Adelaide Cinematographer, Director of Photography, DOP | Michael Tessari

Cinematographer, Director of Photography or DOP, Michael Tessari is primarily known for the feature film Awoken as well as numerous acclaimed works across advertising, music videos and short drama. Winner of numerous Australian Cinematographers Society Gold awards and the prestigious Milton Ingerson Award for best entry in SA and WA of 2017. Based out of Adelaide, Australia but works worldwide

MONOLITH PREMIERE

FROM THE AUTHOR

Perhaps it is because of Australia's unique landscape that its film and TV industry does so well when it comes to fantasy and science fiction. Well known for its idiosyncratic strand of sci-fi TV series and features -- think the Mad Max franchise, 1993's eco-thriller-cum-comedy miniseries Stark, or even 1922 director Zak Hilditch's 2013 slow-burning apocalyptic sci-fi film These Final Hours -- Australian cinema is now set to produce another movie in the same vein with Monolith.

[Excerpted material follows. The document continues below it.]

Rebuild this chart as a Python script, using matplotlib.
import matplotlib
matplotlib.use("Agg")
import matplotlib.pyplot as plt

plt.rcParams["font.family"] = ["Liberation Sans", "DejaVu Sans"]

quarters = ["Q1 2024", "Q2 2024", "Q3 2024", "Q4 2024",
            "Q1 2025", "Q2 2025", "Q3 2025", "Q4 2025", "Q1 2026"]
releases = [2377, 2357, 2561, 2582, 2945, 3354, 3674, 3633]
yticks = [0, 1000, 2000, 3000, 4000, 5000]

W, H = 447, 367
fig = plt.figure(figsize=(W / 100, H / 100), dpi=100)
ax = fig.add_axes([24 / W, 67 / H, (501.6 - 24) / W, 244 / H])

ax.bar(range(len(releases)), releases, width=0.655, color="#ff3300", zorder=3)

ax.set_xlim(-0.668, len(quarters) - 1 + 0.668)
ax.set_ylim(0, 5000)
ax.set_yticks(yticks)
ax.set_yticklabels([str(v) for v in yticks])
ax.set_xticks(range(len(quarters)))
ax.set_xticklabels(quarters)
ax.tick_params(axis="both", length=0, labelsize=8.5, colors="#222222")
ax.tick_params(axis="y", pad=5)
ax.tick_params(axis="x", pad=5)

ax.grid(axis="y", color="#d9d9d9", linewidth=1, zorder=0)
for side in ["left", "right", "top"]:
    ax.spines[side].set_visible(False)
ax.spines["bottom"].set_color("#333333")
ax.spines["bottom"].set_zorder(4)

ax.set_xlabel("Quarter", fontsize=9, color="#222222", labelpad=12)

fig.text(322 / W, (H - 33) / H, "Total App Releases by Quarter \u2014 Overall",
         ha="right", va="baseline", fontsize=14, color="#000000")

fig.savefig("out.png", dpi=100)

The product of a collaboration between debut director Matt Vesely, writer Lucy Campbell, producer Bettina Hamilton, and cinematographer Michael Tessari (whose work is soon to be seen on Netflix's new series Gymnastics Academy: A Second Chance), the indie film is being made on a shoestring budget of less than half a million Australian dollars. The movie is distributed by Bonsai Films and is supported by Film Lab: New Voices, a new initiative funded by the South Australian Film Corporation (SAFC), Adelaide Film Festival (AFF), and Mercury CX designed to foster new film-making talent in South Australia. The film's most intriguing aspect is that it features a single character.

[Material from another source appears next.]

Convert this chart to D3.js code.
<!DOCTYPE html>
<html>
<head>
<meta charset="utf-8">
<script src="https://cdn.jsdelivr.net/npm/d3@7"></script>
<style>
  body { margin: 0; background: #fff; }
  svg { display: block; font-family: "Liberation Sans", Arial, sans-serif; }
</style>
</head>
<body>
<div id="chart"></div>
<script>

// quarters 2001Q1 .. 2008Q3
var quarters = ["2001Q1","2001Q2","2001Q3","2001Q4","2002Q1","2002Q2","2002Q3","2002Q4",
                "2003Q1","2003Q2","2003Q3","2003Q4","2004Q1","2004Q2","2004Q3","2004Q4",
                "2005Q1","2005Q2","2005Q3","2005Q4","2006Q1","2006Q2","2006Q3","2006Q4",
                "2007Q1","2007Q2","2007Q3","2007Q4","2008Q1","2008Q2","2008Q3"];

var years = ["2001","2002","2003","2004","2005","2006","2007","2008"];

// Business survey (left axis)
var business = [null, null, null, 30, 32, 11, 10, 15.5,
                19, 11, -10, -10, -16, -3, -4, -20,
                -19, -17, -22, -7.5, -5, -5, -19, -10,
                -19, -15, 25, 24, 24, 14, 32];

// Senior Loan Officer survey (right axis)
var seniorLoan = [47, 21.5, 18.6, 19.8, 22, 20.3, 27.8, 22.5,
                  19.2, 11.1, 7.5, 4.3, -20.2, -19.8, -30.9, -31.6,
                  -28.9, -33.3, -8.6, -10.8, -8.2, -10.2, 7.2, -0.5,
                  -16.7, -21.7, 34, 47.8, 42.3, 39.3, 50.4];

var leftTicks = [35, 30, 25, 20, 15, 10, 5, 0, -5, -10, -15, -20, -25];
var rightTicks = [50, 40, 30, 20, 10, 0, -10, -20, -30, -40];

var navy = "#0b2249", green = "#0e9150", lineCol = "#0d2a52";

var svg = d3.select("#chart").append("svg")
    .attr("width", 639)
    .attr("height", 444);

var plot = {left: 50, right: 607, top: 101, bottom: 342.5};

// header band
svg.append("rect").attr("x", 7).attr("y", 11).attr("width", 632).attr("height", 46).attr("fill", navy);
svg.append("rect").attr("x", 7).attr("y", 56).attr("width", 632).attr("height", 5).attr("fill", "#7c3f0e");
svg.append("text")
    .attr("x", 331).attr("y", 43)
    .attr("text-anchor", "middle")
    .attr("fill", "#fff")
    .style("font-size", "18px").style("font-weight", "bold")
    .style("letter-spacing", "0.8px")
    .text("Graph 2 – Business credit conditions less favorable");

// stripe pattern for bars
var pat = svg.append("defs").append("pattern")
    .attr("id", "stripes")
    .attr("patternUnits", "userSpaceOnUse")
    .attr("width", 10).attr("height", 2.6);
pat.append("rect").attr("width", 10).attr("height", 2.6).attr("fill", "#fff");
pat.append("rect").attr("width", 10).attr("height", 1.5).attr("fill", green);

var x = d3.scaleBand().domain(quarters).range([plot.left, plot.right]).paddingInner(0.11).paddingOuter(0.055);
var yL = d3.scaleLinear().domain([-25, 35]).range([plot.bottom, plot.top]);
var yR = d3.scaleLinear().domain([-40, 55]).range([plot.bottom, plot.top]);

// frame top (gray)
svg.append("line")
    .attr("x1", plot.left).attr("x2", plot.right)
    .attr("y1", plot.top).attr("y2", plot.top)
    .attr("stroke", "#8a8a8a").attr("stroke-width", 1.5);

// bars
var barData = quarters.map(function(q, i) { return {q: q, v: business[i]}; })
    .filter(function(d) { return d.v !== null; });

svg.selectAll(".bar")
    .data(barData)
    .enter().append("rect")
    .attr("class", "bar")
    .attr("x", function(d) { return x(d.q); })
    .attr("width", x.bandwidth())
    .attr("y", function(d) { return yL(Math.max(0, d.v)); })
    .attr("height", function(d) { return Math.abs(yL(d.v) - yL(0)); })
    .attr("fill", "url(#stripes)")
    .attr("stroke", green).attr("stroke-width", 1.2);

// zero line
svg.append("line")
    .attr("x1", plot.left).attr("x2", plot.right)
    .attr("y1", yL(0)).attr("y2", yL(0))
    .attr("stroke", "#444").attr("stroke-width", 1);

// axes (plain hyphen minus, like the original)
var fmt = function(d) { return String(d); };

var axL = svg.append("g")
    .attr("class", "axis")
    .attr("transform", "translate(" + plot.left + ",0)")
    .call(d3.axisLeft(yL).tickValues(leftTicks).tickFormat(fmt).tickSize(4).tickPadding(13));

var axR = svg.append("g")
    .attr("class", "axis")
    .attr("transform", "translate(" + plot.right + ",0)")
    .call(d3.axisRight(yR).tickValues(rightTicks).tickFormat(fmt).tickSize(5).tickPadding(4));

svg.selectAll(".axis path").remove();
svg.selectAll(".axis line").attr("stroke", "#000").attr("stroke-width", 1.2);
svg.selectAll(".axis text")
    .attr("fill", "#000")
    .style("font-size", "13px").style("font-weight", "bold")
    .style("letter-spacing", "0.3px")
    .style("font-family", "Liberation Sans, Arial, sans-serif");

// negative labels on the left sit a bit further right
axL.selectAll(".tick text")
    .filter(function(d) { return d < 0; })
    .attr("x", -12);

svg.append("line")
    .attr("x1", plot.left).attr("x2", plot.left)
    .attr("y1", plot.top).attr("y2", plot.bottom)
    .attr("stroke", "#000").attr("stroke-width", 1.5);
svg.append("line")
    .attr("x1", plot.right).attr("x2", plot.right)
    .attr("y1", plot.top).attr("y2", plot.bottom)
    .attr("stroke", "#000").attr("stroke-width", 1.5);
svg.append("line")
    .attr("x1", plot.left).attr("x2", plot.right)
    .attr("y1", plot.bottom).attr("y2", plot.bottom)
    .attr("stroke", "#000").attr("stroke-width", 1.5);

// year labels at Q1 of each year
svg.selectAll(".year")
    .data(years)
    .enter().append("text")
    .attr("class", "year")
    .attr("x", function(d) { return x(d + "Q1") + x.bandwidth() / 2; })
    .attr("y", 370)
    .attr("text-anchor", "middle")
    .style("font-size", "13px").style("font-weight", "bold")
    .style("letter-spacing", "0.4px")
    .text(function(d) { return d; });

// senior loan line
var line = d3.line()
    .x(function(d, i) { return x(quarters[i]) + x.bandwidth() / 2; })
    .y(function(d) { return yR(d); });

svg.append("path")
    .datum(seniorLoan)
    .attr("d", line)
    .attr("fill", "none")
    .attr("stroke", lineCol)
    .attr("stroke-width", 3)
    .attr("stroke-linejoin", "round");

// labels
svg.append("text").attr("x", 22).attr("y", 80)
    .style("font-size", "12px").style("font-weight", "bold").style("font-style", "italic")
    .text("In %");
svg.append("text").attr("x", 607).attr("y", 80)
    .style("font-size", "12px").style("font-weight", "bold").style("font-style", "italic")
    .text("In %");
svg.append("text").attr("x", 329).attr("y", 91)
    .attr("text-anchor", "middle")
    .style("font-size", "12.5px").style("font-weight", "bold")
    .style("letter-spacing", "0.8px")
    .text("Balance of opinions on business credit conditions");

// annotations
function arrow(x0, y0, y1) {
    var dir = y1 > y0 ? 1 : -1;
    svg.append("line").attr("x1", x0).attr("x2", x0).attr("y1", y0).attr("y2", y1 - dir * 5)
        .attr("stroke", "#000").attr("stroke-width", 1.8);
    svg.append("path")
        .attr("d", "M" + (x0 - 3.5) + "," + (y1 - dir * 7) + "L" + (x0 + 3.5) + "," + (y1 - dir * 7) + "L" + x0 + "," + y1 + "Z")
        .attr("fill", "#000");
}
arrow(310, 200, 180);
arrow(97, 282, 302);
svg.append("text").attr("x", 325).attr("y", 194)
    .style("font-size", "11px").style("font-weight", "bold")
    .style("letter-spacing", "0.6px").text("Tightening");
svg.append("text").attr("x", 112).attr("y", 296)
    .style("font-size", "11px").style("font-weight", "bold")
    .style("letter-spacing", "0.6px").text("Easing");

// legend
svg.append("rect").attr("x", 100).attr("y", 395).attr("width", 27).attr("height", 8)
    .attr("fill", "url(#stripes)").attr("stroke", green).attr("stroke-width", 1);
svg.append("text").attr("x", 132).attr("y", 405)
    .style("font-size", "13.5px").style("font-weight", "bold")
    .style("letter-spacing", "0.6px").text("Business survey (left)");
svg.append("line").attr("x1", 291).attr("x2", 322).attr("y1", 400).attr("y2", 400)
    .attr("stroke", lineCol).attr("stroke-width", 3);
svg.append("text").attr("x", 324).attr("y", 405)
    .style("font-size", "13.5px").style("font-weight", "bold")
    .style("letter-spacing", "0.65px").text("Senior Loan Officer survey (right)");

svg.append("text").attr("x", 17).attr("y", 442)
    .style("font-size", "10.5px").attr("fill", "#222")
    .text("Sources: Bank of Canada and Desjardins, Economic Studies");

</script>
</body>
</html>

Monolith's plot centers around the life of a disgraced journalist -- we don't get to know her name or even exactly what happened to her -- who tries to resuscitate her flagging career by starting a podcast. The content is pulpy and altogether too full of clickbait to do her much good until she uncovers an odd artifact that she takes as evidence of an alien conspiracy.

It may strike one as impractical for such a story to be told on an indie budget, but the filmmakers play to their strengths by turning the physical constraints imposed by the small budget into an advantage. They locate the entire film on a single set with a single character -- "the interviewer" -- carrying the plot throughout. The confined, almost claustrophobic setting contrasts with the pastoral scenes outside (the film was shot in the Adelaide Hills). It gives Monolith a highly unusual atmosphere, more like a locked room mystery than conventional sci-fi.

The film's one and only cast member is Australian actor Lily Sullivan. A Queenslander by upbringing, Sullivan made her debut in Mental, a 2012 comedy-drama about the nanny of a family whose mother has suffered a nervous breakdown. As one of the family's teenaged daughters, Sullivan does unshowy, competent work in a cast including Golden Globe winner and Academy Award nominee Toni Collette (Muriel's Wedding, The Sixth Sense), Anthony LaPaglia (Without A Trace, So I Married An Axe Murderer), and Liev Schreiber, last seen as the lead in Spanish director Paula Ortiz' Across The River And Into The Trees earlier this year, and whose turn as Henry Kissinger in Guy Nattiv's Golda is keenly anticipated (the film is currently in post-production).

But Sullivan first came to wider attention for her work opposite Timothy Spall (Mr. Turner, Harry Potter franchise, Spencer) in 2015's Sucker, an Aussie take on the premise of The Sting, as the daughter of Spall's character, an incorrigible confidence trickster.

Shooting for Monolith commenced in late May, and with its limited setting and single cast member, the project has benefited from an extremely quick turnaround in post-production. The movie premieres at the Adelaide Film Festival on October 27, 2022, before going into general release in Australian cinemas. Release dates for the European and North American markets have yet to be announced.